La confusion entre résidence principale et secondaire piège de nombreux propriétaires, surtout ceux qui jonglent avec plusieurs logements. Pour profiter de l’exonération lors d’une vente, il faut que la résidence principale soit réellement habitée, de façon stable et continue. Un départ anticipé, suivi d’une location saisonnière, détruit l’avantage fiscal, même si la vente suit rapidement.
- Évitez la dispersion des adresses : une seule adresse fiscale, la même partout.
- Assurez-vous que les taxes foncière et d’habitation sont bien émises à la bonne adresse.
- Pour tout crédit d’impôt ou prêt immobilier, surveillez la concordance entre l’adresse financée et celle déclarée.
Utiliser une Sci pour loger sa résidence principale n’exonère pas des règles fiscales : l’usage réel du logement compte plus que la structure juridique. L’administration recoupe tout – déclarations de revenus, occupation effective, mouvements financiers liés au bien – pour vérifier la réalité de la situation.

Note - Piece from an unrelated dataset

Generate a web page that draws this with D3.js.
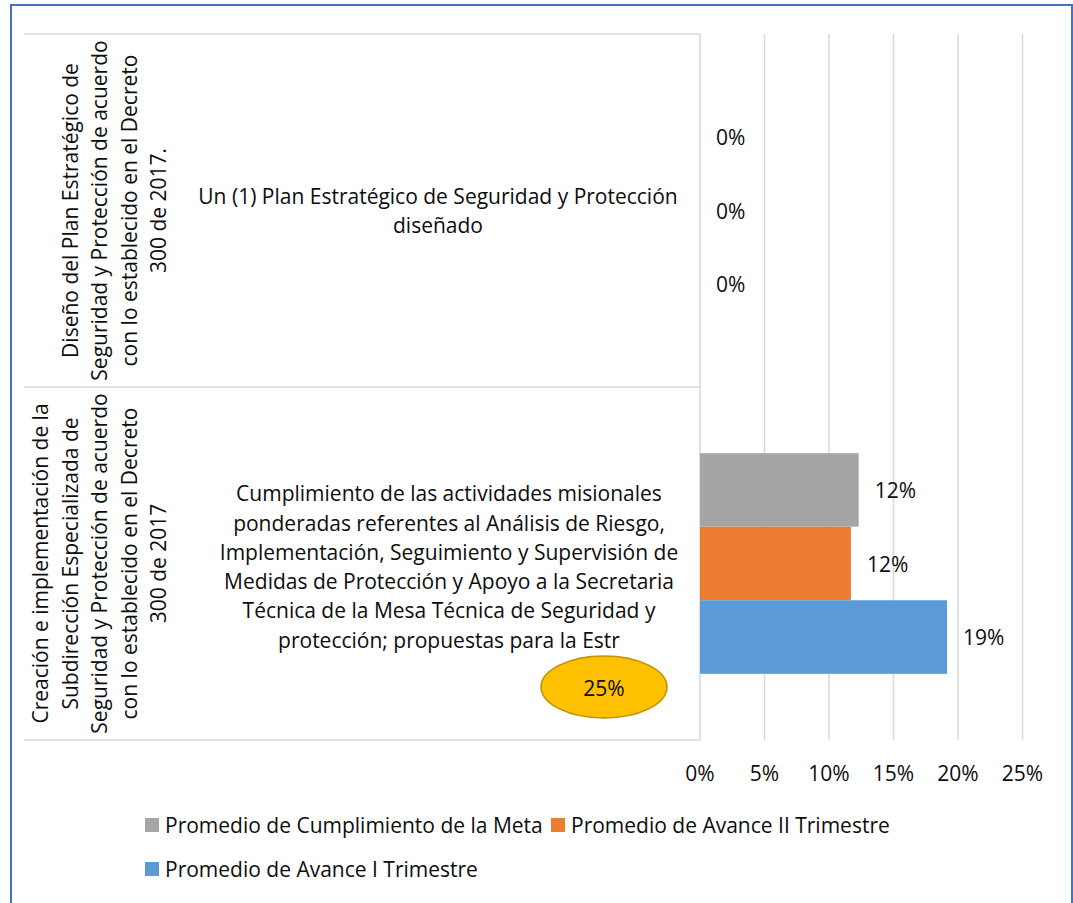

Les locations saisonnières, elles aussi, sont devenues une cible privilégiée des contrôleurs, qui traquent sans relâche les abus sur la déclaration de résidence principale. Partout en France, l’administration affine ses algorithmes, croise les bases de données, et l’intelligence artificielle s’invite dans les contrôles. Rester cohérent et transparent, c’est désormais la meilleure défense.